EXERCISE GOAL:
Return, exactly as written, the lines that start at the one holding "Write a web" and end at the one holding "const xTitle = 'Íbúafjöldi 2006';", with both of those lines kept. Skip any pictures.
(begin)
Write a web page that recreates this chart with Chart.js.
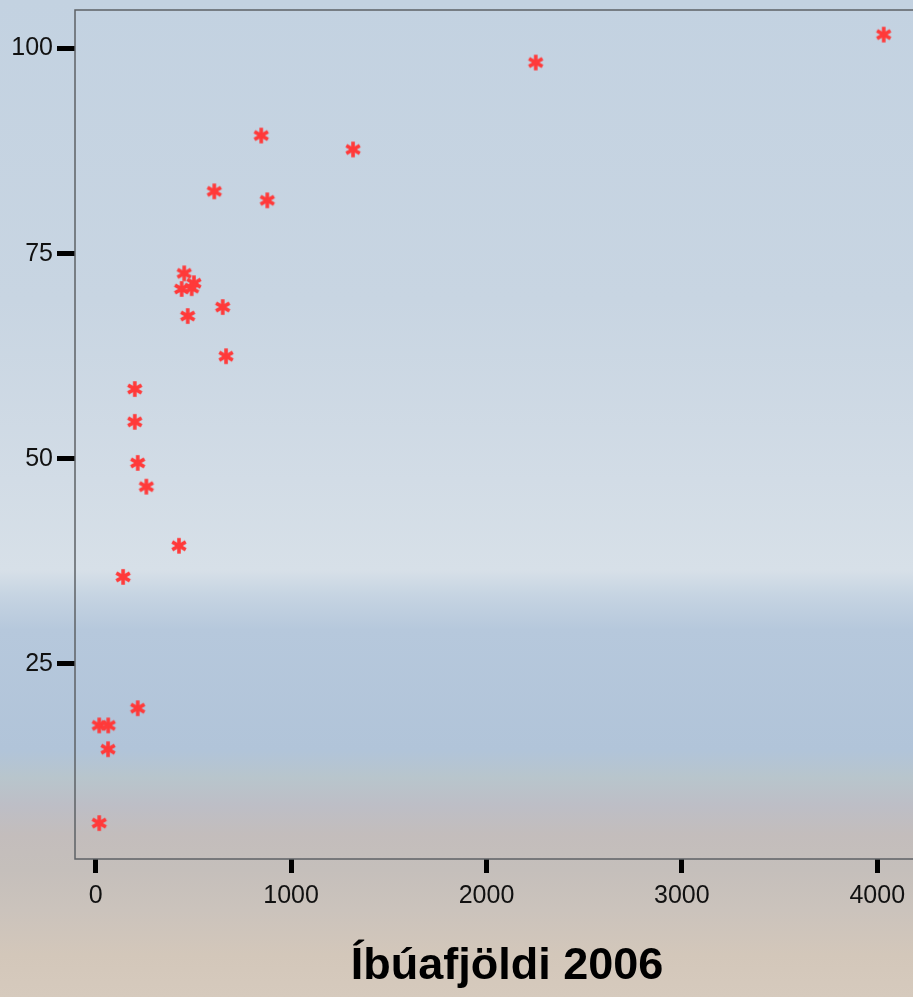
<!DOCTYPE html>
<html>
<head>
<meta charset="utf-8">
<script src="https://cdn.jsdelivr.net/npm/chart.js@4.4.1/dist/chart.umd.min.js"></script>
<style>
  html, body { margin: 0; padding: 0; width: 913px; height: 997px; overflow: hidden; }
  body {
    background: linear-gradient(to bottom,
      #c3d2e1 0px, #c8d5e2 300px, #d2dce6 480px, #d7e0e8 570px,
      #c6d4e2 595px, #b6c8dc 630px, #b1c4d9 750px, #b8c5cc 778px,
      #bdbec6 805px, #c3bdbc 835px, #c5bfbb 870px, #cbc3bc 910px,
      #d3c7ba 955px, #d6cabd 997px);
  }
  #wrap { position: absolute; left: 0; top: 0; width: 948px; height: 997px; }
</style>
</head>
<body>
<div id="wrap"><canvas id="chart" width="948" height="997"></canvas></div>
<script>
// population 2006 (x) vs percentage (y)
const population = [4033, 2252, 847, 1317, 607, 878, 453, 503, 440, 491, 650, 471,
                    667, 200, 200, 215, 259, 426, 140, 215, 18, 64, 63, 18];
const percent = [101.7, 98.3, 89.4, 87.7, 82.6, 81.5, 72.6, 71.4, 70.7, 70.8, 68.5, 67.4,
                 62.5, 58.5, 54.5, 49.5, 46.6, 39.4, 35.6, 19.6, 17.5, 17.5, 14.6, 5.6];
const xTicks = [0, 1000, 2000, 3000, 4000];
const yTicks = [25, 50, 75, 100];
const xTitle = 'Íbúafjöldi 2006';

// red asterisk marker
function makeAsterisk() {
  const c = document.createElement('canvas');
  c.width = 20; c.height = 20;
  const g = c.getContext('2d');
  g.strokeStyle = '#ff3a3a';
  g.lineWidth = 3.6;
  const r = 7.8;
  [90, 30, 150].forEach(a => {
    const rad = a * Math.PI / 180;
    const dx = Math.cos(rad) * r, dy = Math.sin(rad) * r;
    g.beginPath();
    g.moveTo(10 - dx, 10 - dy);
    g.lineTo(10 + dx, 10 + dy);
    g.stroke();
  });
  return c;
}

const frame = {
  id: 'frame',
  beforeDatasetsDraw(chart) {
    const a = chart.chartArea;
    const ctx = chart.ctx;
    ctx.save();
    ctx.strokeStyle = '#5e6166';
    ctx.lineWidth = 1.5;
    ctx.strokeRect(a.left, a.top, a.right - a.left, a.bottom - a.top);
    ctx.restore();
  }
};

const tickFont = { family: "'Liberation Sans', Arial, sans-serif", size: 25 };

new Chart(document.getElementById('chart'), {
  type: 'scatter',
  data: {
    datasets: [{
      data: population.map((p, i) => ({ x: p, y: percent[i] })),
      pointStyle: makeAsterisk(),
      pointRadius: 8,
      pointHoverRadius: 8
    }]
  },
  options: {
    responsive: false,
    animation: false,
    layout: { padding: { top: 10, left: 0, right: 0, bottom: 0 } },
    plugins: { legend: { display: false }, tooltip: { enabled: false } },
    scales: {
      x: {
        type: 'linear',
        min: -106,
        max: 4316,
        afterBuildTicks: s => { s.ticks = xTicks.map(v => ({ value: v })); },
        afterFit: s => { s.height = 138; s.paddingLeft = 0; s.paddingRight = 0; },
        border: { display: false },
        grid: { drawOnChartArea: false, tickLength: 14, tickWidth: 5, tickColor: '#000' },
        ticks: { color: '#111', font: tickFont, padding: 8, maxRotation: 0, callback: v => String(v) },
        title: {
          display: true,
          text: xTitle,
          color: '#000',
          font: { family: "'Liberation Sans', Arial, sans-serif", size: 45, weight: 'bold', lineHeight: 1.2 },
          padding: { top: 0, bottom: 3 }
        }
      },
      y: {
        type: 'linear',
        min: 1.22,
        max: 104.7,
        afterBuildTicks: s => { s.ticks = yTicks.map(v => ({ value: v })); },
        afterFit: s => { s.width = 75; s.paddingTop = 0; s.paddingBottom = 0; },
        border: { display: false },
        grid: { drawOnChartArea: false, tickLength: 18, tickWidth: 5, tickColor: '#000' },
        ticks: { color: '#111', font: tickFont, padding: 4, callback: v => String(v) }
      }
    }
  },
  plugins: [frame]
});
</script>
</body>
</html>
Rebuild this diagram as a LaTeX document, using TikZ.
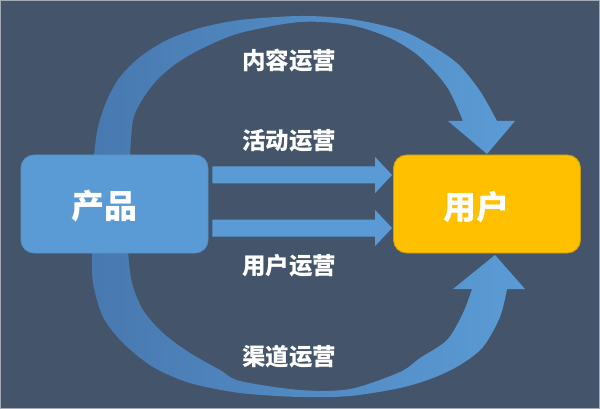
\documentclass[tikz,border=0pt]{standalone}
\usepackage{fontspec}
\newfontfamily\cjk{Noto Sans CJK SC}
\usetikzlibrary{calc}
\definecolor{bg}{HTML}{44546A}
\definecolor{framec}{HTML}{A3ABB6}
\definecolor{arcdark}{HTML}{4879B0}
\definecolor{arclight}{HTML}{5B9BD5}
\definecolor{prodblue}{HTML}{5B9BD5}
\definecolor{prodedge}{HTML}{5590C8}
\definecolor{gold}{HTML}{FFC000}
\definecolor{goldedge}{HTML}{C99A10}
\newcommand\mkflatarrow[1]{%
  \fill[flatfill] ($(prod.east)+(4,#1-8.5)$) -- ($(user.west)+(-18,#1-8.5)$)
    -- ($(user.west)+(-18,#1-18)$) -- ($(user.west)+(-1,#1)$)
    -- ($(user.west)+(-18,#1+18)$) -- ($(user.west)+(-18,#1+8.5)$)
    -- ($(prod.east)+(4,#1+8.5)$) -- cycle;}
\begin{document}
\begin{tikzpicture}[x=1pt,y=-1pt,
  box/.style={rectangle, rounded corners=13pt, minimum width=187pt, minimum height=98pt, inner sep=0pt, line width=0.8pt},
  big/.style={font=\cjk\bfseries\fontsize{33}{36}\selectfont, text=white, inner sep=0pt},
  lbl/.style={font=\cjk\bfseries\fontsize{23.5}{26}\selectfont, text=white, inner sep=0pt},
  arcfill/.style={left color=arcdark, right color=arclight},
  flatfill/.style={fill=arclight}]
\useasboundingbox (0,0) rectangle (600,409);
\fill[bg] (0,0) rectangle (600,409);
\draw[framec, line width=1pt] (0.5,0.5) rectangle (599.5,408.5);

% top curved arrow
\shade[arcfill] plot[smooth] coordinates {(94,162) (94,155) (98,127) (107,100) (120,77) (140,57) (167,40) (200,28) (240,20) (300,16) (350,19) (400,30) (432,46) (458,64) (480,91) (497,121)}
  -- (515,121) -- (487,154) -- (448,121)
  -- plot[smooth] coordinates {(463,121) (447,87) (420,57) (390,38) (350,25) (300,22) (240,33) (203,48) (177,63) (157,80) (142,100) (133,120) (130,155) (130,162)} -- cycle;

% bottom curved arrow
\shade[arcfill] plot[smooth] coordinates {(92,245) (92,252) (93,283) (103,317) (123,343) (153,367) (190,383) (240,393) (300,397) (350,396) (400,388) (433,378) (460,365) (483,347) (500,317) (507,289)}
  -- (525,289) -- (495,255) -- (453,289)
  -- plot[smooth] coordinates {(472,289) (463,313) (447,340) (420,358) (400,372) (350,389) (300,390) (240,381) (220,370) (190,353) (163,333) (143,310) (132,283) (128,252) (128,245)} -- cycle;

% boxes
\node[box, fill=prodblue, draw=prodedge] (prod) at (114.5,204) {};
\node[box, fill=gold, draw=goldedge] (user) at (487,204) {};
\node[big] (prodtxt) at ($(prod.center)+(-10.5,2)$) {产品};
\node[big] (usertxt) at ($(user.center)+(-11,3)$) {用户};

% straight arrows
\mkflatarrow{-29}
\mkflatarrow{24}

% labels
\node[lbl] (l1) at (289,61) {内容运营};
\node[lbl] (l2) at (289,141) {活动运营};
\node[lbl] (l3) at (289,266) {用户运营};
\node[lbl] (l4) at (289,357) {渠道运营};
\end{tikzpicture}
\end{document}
(end)
(begin)
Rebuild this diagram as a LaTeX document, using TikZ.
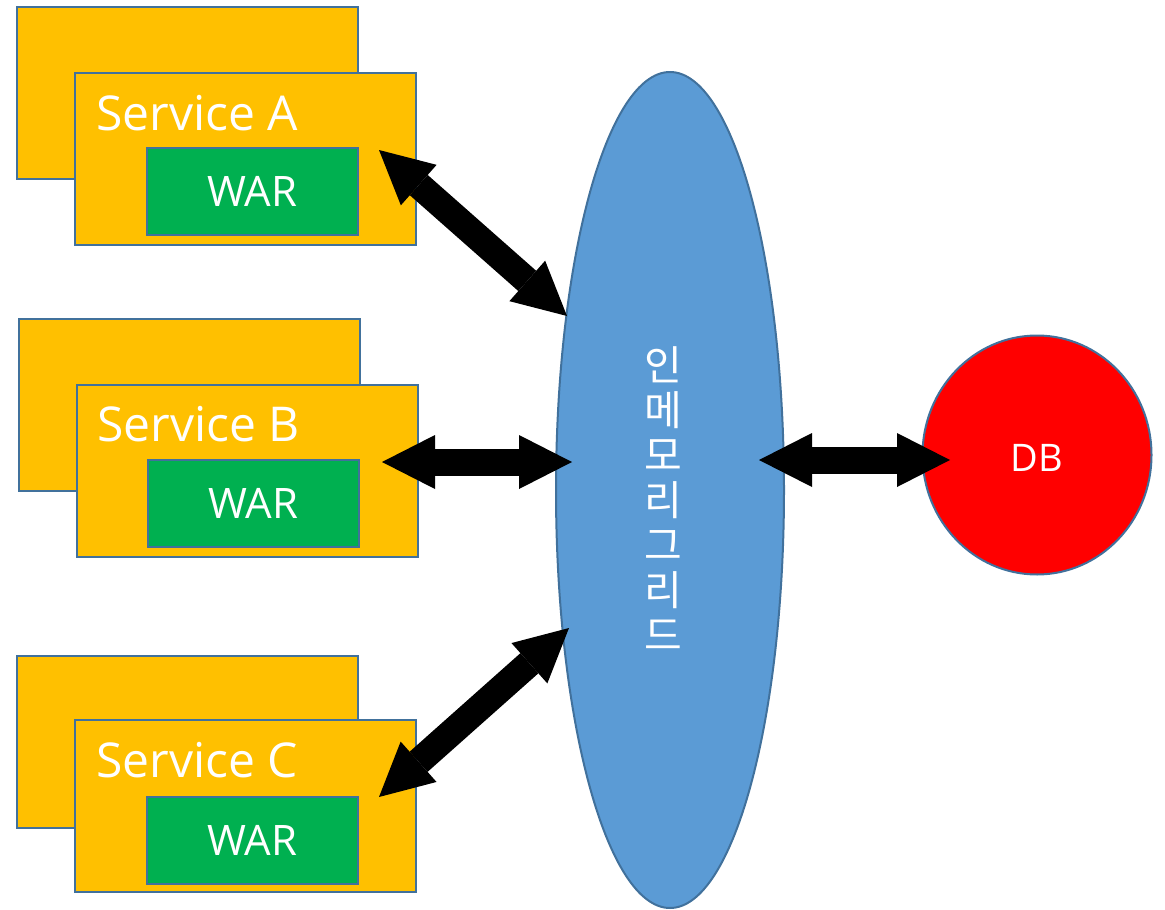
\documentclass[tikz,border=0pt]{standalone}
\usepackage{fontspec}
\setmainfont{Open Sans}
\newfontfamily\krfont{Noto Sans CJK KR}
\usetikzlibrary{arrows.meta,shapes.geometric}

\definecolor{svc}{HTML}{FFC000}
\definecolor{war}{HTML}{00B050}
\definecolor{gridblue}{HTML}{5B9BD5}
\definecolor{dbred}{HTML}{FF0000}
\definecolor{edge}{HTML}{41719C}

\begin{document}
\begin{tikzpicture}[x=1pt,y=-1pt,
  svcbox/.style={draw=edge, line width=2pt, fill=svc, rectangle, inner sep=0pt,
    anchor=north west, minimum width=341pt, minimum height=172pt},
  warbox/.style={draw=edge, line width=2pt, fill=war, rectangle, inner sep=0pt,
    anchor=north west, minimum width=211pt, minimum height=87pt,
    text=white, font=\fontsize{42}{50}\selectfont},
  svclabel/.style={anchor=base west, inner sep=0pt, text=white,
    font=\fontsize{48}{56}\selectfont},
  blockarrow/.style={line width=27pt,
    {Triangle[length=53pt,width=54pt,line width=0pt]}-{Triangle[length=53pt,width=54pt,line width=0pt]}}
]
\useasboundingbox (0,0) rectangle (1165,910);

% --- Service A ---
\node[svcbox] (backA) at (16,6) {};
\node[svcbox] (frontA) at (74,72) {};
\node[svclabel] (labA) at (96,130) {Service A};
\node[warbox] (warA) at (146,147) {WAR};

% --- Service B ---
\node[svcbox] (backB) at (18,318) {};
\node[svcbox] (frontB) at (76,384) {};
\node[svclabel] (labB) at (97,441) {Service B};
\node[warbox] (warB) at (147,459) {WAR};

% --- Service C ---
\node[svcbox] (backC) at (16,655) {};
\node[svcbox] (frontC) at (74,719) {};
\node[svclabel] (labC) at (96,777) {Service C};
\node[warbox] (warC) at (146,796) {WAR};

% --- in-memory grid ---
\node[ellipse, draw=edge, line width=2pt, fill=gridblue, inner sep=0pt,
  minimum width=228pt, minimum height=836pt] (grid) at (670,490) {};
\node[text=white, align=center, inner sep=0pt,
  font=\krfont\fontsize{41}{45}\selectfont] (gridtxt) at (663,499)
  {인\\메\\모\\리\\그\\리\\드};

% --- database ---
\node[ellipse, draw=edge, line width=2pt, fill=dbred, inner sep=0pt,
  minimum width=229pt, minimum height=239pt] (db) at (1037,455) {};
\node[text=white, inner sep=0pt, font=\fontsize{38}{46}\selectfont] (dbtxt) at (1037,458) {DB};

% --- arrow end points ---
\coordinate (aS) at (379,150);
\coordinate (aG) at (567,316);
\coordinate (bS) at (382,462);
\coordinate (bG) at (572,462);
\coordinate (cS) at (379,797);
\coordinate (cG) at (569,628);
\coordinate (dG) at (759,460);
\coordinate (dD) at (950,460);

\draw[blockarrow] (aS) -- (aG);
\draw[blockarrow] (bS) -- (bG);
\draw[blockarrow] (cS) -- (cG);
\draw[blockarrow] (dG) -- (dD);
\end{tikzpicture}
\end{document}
(end)
PROBLEM SOLUTION:
Write a web page that recreates this chart with Chart.js.
<!DOCTYPE html>
<html>
<head>
<meta charset="utf-8">
<script src="https://cdn.jsdelivr.net/npm/chart.js@4.4.1/dist/chart.umd.min.js"></script>
<style>
  html, body { margin: 0; padding: 0; width: 913px; height: 997px; overflow: hidden; }
  body {
    background: linear-gradient(to bottom,
      #c3d2e1 0px, #c8d5e2 300px, #d2dce6 480px, #d7e0e8 570px,
      #c6d4e2 595px, #b6c8dc 630px, #b1c4d9 750px, #b8c5cc 778px,
      #bdbec6 805px, #c3bdbc 835px, #c5bfbb 870px, #cbc3bc 910px,
      #d3c7ba 955px, #d6cabd 997px);
  }
  #wrap { position: absolute; left: 0; top: 0; width: 948px; height: 997px; }
</style>
</head>
<body>
<div id="wrap"><canvas id="chart" width="948" height="997"></canvas></div>
<script>
// population 2006 (x) vs percentage (y)
const population = [4033, 2252, 847, 1317, 607, 878, 453, 503, 440, 491, 650, 471,
                    667, 200, 200, 215, 259, 426, 140, 215, 18, 64, 63, 18];
const percent = [101.7, 98.3, 89.4, 87.7, 82.6, 81.5, 72.6, 71.4, 70.7, 70.8, 68.5, 67.4,
                 62.5, 58.5, 54.5, 49.5, 46.6, 39.4, 35.6, 19.6, 17.5, 17.5, 14.6, 5.6];
const xTicks = [0, 1000, 2000, 3000, 4000];
const yTicks = [25, 50, 75, 100];
const xTitle = 'Íbúafjöldi 2006';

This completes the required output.